MORE ON MIDDLEBURY: College Protestors Send Professor To The ER.

This is disgraceful. That it happens repeatedly to speakers on the right, with few if any consequences for the thugs involved, is evidence of tacit approval of the behavior. Reminder: Conspiring to stifle free speech is a crime.

Plus:

Middlebury administrators and others are trying to frame this as simply about respect for free speech and open discourse. But this is about more than the narrow issue of free speech. Academics and administrators need to take a hard look at the ideology many of them have been directly and passively incubating on campuses.

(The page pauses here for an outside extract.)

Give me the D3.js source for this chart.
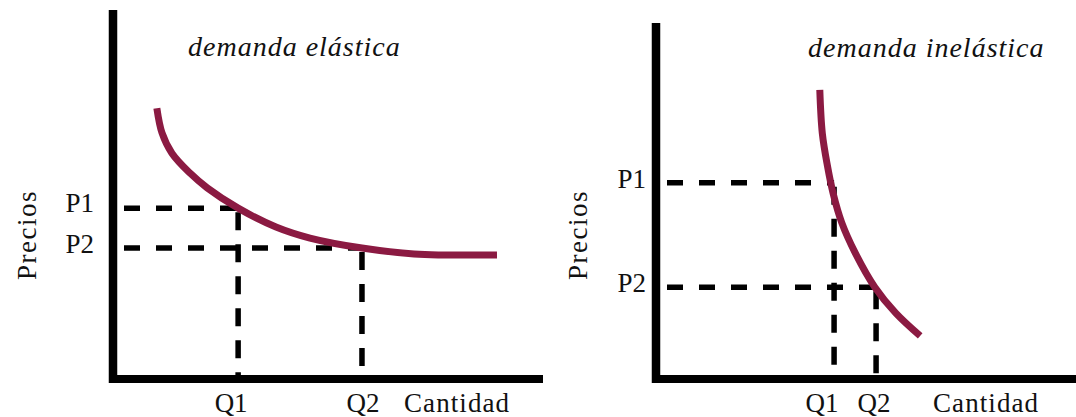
<!DOCTYPE html>
<html><head><meta charset="utf-8">
<script src="https://cdn.jsdelivr.net/npm/d3@7"></script>
<style>body{margin:0;background:#fff;} svg{display:block}</style>
</head><body><svg id="c" width="1076" height="417"></svg>
<script>
// ---- data ----
const panelTitles = ["demanda elástica", "demanda inelástica"];
const priceLabels = ["P1", "P2"];
const quantityLabels = ["Q1", "Q2"];
const yAxisTitle = "Precios";
const xAxisTitle = "Cantidad";

const elasticQ = [10.2, 11.4, 13.7, 17.9, 21.9, 29.1, 37.9, 45.8, 57.9, 70.0, 89.3];
const elasticP = [73.4, 66.7, 61.2, 55.8, 51.8, 46.3, 41.2, 38.2, 35.5, 33.9, 33.6];
const elasticQMarks = [29.1, 57.9];
const elasticPMarks = [46.3, 35.5];

const inelasticQ = [39.0, 39.6, 40.8, 42.2, 44.2, 47.4, 52.1, 57.1, 62.9];
const inelasticP = [81.2, 69.0, 60.0, 52.0, 44.0, 35.5, 25.8, 18.5, 12.1];
const inelasticQMarks = [42.4, 52.4];
const inelasticPMarks = [55.1, 25.8];

// ---- layout / style ----
const panels = [
  { q: elasticQ, p: elasticP, qm: elasticQMarks, pm: elasticPMarks, title: panelTitles[0],
    xr: [113, 543], yr: [379, 10], titleX: 188, titleY: 56,
    qDx: [-7, 1], cantX: 404, precX: 36, pLabelX: 94, pDy: [4, 5] },
  { q: inelasticQ, p: inelasticP, qm: inelasticQMarks, pm: inelasticPMarks, title: panelTitles[1],
    xr: [656, 1076], yr: [379, 23], titleX: 808, titleY: 57,
    qDx: [-12, -2], cantX: 933, precX: 587, pLabelX: 646, pDy: [5, 5] }
];
const curveColor = "#8b1a42";
const font = "'Liberation Serif','Times New Roman',serif";

const svg = d3.select("#c");

panels.forEach(pn => {
  const x = d3.scaleLinear().domain([0, 100]).range(pn.xr);
  const y = d3.scaleLinear().domain([0, 100]).range(pn.yr);
  const g = svg.append("g");

  // dashed guide lines
  pn.qm.forEach((qv, i) => {
    const pv = pn.pm[i];
    g.append("line")
      .attr("x1", x(0) + 5).attr("x2", x(qv))
      .attr("y1", y(pv)).attr("y2", y(pv))
      .attr("stroke", "#000").attr("stroke-width", 5.5)
      .attr("stroke-dasharray", "16,16").attr("stroke-dashoffset", -6);
    g.append("line")
      .attr("x1", x(qv)).attr("x2", x(qv))
      .attr("y1", y(pv)).attr("y2", y(0) - 3)
      .attr("stroke", "#000").attr("stroke-width", 5.5)
      .attr("stroke-dasharray", "18,14").attr("stroke-dashoffset", -4);
  });

  // axes (plain thick lines)
  g.append("g").attr("transform", `translate(0,${y(0)})`)
    .call(d3.axisBottom(x).tickValues([]).tickSizeOuter(0))
    .call(s => s.select(".domain").attr("stroke", "#000").attr("stroke-width", 8)
      .attr("d", `M${x(0) - 4},0H${x(100)}`));
  g.append("g").attr("transform", `translate(${x(0)},0)`)
    .call(d3.axisLeft(y).tickValues([]).tickSizeOuter(0))
    .call(s => s.select(".domain").attr("stroke", "#000").attr("stroke-width", 8.5)
      .attr("d", `M0,${y(100)}V${y(0) + 4}`));

  // demand curve
  const pts = pn.q.map((qv, i) => [qv, pn.p[i]]);
  g.append("path")
    .attr("d", d3.line().x(d => x(d[0])).y(d => y(d[1])).curve(d3.curveCatmullRom.alpha(0.5))(pts))
    .attr("fill", "none").attr("stroke", curveColor).attr("stroke-width", 7)
    .attr("stroke-linecap", "butt");

  // labels
  const txt = g.append("g").attr("font-family", font).attr("fill", "#111");
  txt.append("text").attr("x", pn.titleX).attr("y", pn.titleY)
    .attr("font-size", 28).attr("font-style", "italic").attr("letter-spacing", 1)
    .text(pn.title);
  pn.pm.forEach((pv, i) => {
    txt.append("text").attr("x", pn.pLabelX).attr("y", y(pv) + pn.pDy[i])
      .attr("text-anchor", "end").attr("font-size", 27).text(priceLabels[i]);
  });
  pn.qm.forEach((qv, i) => {
    txt.append("text").attr("x", x(qv) + pn.qDx[i]).attr("y", 412)
      .attr("text-anchor", "middle").attr("font-size", 27).text(quantityLabels[i]);
  });
  txt.append("text").attr("x", pn.cantX).attr("y", 412)
    .attr("font-size", 27).attr("textLength", 105).text(xAxisTitle);
  txt.append("text").attr("transform", `translate(${pn.precX},235) rotate(-90)`)
    .attr("text-anchor", "middle").attr("font-size", 27).attr("letter-spacing", 1.5)
    .text(yAxisTitle);
});
</script></body></html>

Before Murray’s lecture, over 500 alumni signed a letter which claimed that Murray’s visit sends “a message to every woman, every person of color, every first-generation student, every poor and working-class person, every disabled person, and every queer person that not only their acceptance to and presence at Middlebury, but also their safety, their agency, their humanity, and even their very right to exist are all up for ‘debate.’” The letter closes by asserting that Murray’s presence on campus “directly endangers members of the community.”

If Murray genuinely were directly endangering the Middlebury community and threatening the “existence” of its members, he probably shouldn’t be allowed anywhere near the State of Vermont. But, of course, Murray isn’t actually the kind of threat these students imagine. As their letter makes clear, and echoing what Middlebury Sociology Professor Michael Sheridan freely admitted to a reporter the other day, few if any of the protestors have ever read Murray’s books. If they had, they would know that he’s been grossly mischaracterized. . . .

Meanwhile, the idea that Murray is anti-queer is especially odd: Murray was publicly pushing Republicans to support marriage equality before Hillary Clinton had flip-flopped on the issue.

If students (and especially professors, who really ought to know better) want to criticize an author, they should read what he’s written first. That so many clearly did not speaks to the deteriorating academic rigor of colleges today. If college students are not internalizing the need to engage primary sources, what exactly are they learning in their undergraduate years?

The ideology that has taken hold of academia is intellectually lazy and thus leads to sloppy, emotion-driven conclusions.

Well, to the promoters of this sort of thing, that’s not a bug but a feature.